REQUIRED WORK: Leave the pictures out. Return all other data exactly.

DATA EXCERPT:
==================================================

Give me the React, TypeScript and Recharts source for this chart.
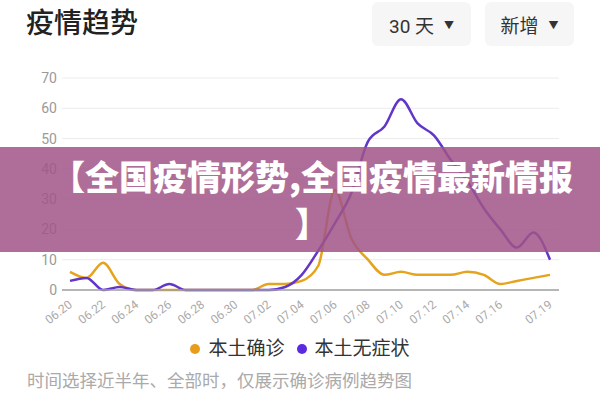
import React from "react";
import { LineChart, Line, XAxis, YAxis, CartesianGrid } from "recharts";

const dates = [
  "06.20", "06.21", "06.22", "06.23", "06.24", "06.25", "06.26", "06.27", "06.28", "06.29", "06.30",
  "07.01", "07.02", "07.03", "07.04", "07.05", "07.06", "07.07", "07.08", "07.09", "07.10",
  "07.11", "07.12", "07.13", "07.14", "07.15", "07.16", "07.17", "07.18", "07.19",
];
const confirmed = [6, 4, 9, 2, 0, 0, 0, 0, 0, 0, 0, 0, 2, 2, 3, 8, 33, 17, 10, 5, 6, 5, 5, 5, 6, 5, 2, 3, 4, 5];
const asymptomatic = [3, 4, 0, 1, 0, 0, 2, 0, 0, 0, 0, 0, 0, 1, 5, 13, 22, 32, 49, 54, 63, 55, 51, 43, 36, 27, 20, 14, 19, 10];
const xTicks = ["06.20", "06.22", "06.24", "06.26", "06.28", "06.30", "07.02", "07.04", "07.06", "07.08", "07.10", "07.12", "07.14", "07.16", "07.19"];
const yTicks = [0, 10, 20, 30, 40, 50, 60, 70];
const seriesNames = ["本土确诊", "本土无症状"];
const colors = ["#e6a41e", "#6236c8"];

const data = dates.map((d, i) => ({ date: d, confirmed: confirmed[i], asymptomatic: asymptomatic[i] }));

const FONT = 'Roboto, "Noto Sans CJK SC", sans-serif';

const XTick = (props: any) => {
  const { x, y, payload } = props;
  const tx = x + 3;
  const ty = y + 8;
  return (
    <text x={tx} y={ty} transform={`rotate(-38 ${tx} ${ty})`} textAnchor="end" fill="#aaa" fontSize={12} fontFamily={FONT}>
      {payload.value}
    </text>
  );
};

export default function App() {
  return (
    <div style={{ position: "absolute", left: 0, top: 0, width: 600, height: 400, background: "#fff", fontFamily: FONT, overflow: "hidden" }}>
      <div style={{ position: "absolute", left: 26, top: 6, fontSize: 28, fontWeight: 500, color: "#222", lineHeight: "36px" }}>疫情趋势</div>
      <div style={{ position: "absolute", left: 372, top: 2, width: 99, height: 44, background: "#f6f6f6", borderRadius: 6, display: "flex", alignItems: "center", justifyContent: "center", fontSize: 19, color: "#333" }}>
        <span>30 天</span><span style={{ fontSize: 10, marginLeft: 10 }}>▼</span>
      </div>
      <div style={{ position: "absolute", left: 485, top: 2, width: 89, height: 44, background: "#f6f6f6", borderRadius: 6, display: "flex", alignItems: "center", justifyContent: "center", fontSize: 19, color: "#333" }}>
        <span>新增</span><span style={{ fontSize: 10, marginLeft: 10 }}>▼</span>
      </div>

      <div style={{ position: "absolute", left: 0, top: 0 }}>
        <LineChart width={600} height={340} data={data} margin={{ top: 78, right: 41, bottom: 20, left: 0 }}>
          <CartesianGrid vertical={false} stroke="#ececec" />
          <XAxis
            dataKey="date"
            ticks={xTicks}
            interval={0}
            padding={{ left: 8, right: 9 }}
            tickLine={false}
            axisLine={{ stroke: "#a0a0a0", strokeWidth: 1.5 }}
            tick={<XTick />}
            height={30}
          />
          <YAxis
            domain={[0, 70]}
            ticks={yTicks}
            width={62}
            axisLine={false}
            tickLine={false}
            tickSize={4}
            tickMargin={1}
            tick={{ fill: "#9a9a9a", fontSize: 14, fontFamily: FONT }}
          />
          <Line type="monotone" dataKey="confirmed" name={seriesNames[0]} stroke={colors[0]} strokeWidth={2.5} dot={false} isAnimationActive={false} />
          <Line type="monotone" dataKey="asymptomatic" name={seriesNames[1]} stroke={colors[1]} strokeWidth={2.5} dot={false} isAnimationActive={false} />
        </LineChart>
      </div>

      <div style={{ position: "absolute", left: 0, top: 335, width: 600, display: "flex", justifyContent: "center", alignItems: "center", fontSize: 19, color: "#333", lineHeight: "28px" }}>
        <span style={{ display: "inline-block", width: 10, height: 10, borderRadius: 5, background: "#e89c1c", marginRight: 8 }} />
        <span>{seriesNames[0]}</span>
        <span style={{ display: "inline-block", width: 10, height: 10, borderRadius: 5, background: "#5b2be0", marginLeft: 12, marginRight: 8 }} />
        <span>{seriesNames[1]}</span>
      </div>

      <div style={{ position: "absolute", left: 27, top: 369, fontSize: 17.5, color: "#aaa", lineHeight: "24px", whiteSpace: "nowrap" }}>
        时间选择近半年、全部时，仅展示确诊病例趋势图
      </div>

      <div style={{ position: "absolute", left: 0, top: 147, width: 600, height: 105, background: "rgba(160,85,135,0.85)" }} />
      <div style={{ position: "absolute", left: 40, top: 152, width: 544, textAlign: "center", whiteSpace: "nowrap", color: "#fff", fontSize: 34, fontWeight: 900, lineHeight: "47px", fontFamily: '"Noto Sans CJK SC", sans-serif' }}>
        【全国疫情形势,全国疫情最新情报
        <br />
        】
      </div>
    </div>
  );
}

==================================================

THE SOLUTION:
Give me the React, TypeScript and Recharts source for this chart.
import React from "react";
import { LineChart, Line, XAxis, YAxis, CartesianGrid } from "recharts";

const dates = [
  "06.20", "06.21", "06.22", "06.23", "06.24", "06.25", "06.26", "06.27", "06.28", "06.29", "06.30",
  "07.01", "07.02", "07.03", "07.04", "07.05", "07.06", "07.07", "07.08", "07.09", "07.10",
  "07.11", "07.12", "07.13", "07.14", "07.15", "07.16", "07.17", "07.18", "07.19",
];
const confirmed = [6, 4, 9, 2, 0, 0, 0, 0, 0, 0, 0, 0, 2, 2, 3, 8, 33, 17, 10, 5, 6, 5, 5, 5, 6, 5, 2, 3, 4, 5];
const asymptomatic = [3, 4, 0, 1, 0, 0, 2, 0, 0, 0, 0, 0, 0, 1, 5, 13, 22, 32, 49, 54, 63, 55, 51, 43, 36, 27, 20, 14, 19, 10];
const xTicks = ["06.20", "06.22", "06.24", "06.26", "06.28", "06.30", "07.02", "07.04", "07.06", "07.08", "07.10", "07.12", "07.14", "07.16", "07.19"];
const yTicks = [0, 10, 20, 30, 40, 50, 60, 70];
const seriesNames = ["本土确诊", "本土无症状"];
const colors = ["#e6a41e", "#6236c8"];

const data = dates.map((d, i) => ({ date: d, confirmed: confirmed[i], asymptomatic: asymptomatic[i] }));

const FONT = 'Roboto, "Noto Sans CJK SC", sans-serif';

const XTick = (props: any) => {
  const { x, y, payload } = props;
  const tx = x + 3;
  const ty = y + 8;
  return (
    <text x={tx} y={ty} transform={`rotate(-38 ${tx} ${ty})`} textAnchor="end" fill="#aaa" fontSize={12} fontFamily={FONT}>
      {payload.value}
    </text>
  );
};

export default function App() {
  return (
    <div style={{ position: "absolute", left: 0, top: 0, width: 600, height: 400, background: "#fff", fontFamily: FONT, overflow: "hidden" }}>
      <div style={{ position: "absolute", left: 26, top: 6, fontSize: 28, fontWeight: 500, color: "#222", lineHeight: "36px" }}>疫情趋势</div>
      <div style={{ position: "absolute", left: 372, top: 2, width: 99, height: 44, background: "#f6f6f6", borderRadius: 6, display: "flex", alignItems: "center", justifyContent: "center", fontSize: 19, color: "#333" }}>
        <span>30 天</span><span style={{ fontSize: 10, marginLeft: 10 }}>▼</span>
      </div>
      <div style={{ position: "absolute", left: 485, top: 2, width: 89, height: 44, background: "#f6f6f6", borderRadius: 6, display: "flex", alignItems: "center", justifyContent: "center", fontSize: 19, color: "#333" }}>
        <span>新增</span><span style={{ fontSize: 10, marginLeft: 10 }}>▼</span>
      </div>

      <div style={{ position: "absolute", left: 0, top: 0 }}>
        <LineChart width={600} height={340} data={data} margin={{ top: 78, right: 41, bottom: 20, left: 0 }}>
          <CartesianGrid vertical={false} stroke="#ececec" />
          <XAxis
            dataKey="date"
            ticks={xTicks}
            interval={0}
            padding={{ left: 8, right: 9 }}
            tickLine={false}
            axisLine={{ stroke: "#a0a0a0", strokeWidth: 1.5 }}
            tick={<XTick />}
            height={30}
          />
          <YAxis
            domain={[0, 70]}
            ticks={yTicks}
            width={62}
            axisLine={false}
            tickLine={false}
            tickSize={4}
            tickMargin={1}
            tick={{ fill: "#9a9a9a", fontSize: 14, fontFamily: FONT }}
          />
          <Line type="monotone" dataKey="confirmed" name={seriesNames[0]} stroke={colors[0]} strokeWidth={2.5} dot={false} isAnimationActive={false} />
          <Line type="monotone" dataKey="asymptomatic" name={seriesNames[1]} stroke={colors[1]} strokeWidth={2.5} dot={false} isAnimationActive={false} />
        </LineChart>
      </div>

      <div style={{ position: "absolute", left: 0, top: 335, width: 600, display: "flex", justifyContent: "center", alignItems: "center", fontSize: 19, color: "#333", lineHeight: "28px" }}>
        <span style={{ display: "inline-block", width: 10, height: 10, borderRadius: 5, background: "#e89c1c", marginRight: 8 }} />
        <span>{seriesNames[0]}</span>
        <span style={{ display: "inline-block", width: 10, height: 10, borderRadius: 5, background: "#5b2be0", marginLeft: 12, marginRight: 8 }} />
        <span>{seriesNames[1]}</span>
      </div>

      <div style={{ position: "absolute", left: 27, top: 369, fontSize: 17.5, color: "#aaa", lineHeight: "24px", whiteSpace: "nowrap" }}>
        时间选择近半年、全部时，仅展示确诊病例趋势图
      </div>

      <div style={{ position: "absolute", left: 0, top: 147, width: 600, height: 105, background: "rgba(160,85,135,0.85)" }} />
      <div style={{ position: "absolute", left: 40, top: 152, width: 544, textAlign: "center", whiteSpace: "nowrap", color: "#fff", fontSize: 34, fontWeight: 900, lineHeight: "47px", fontFamily: '"Noto Sans CJK SC", sans-serif' }}>
        【全国疫情形势,全国疫情最新情报
        <br />
        】
      </div>
    </div>
  );
}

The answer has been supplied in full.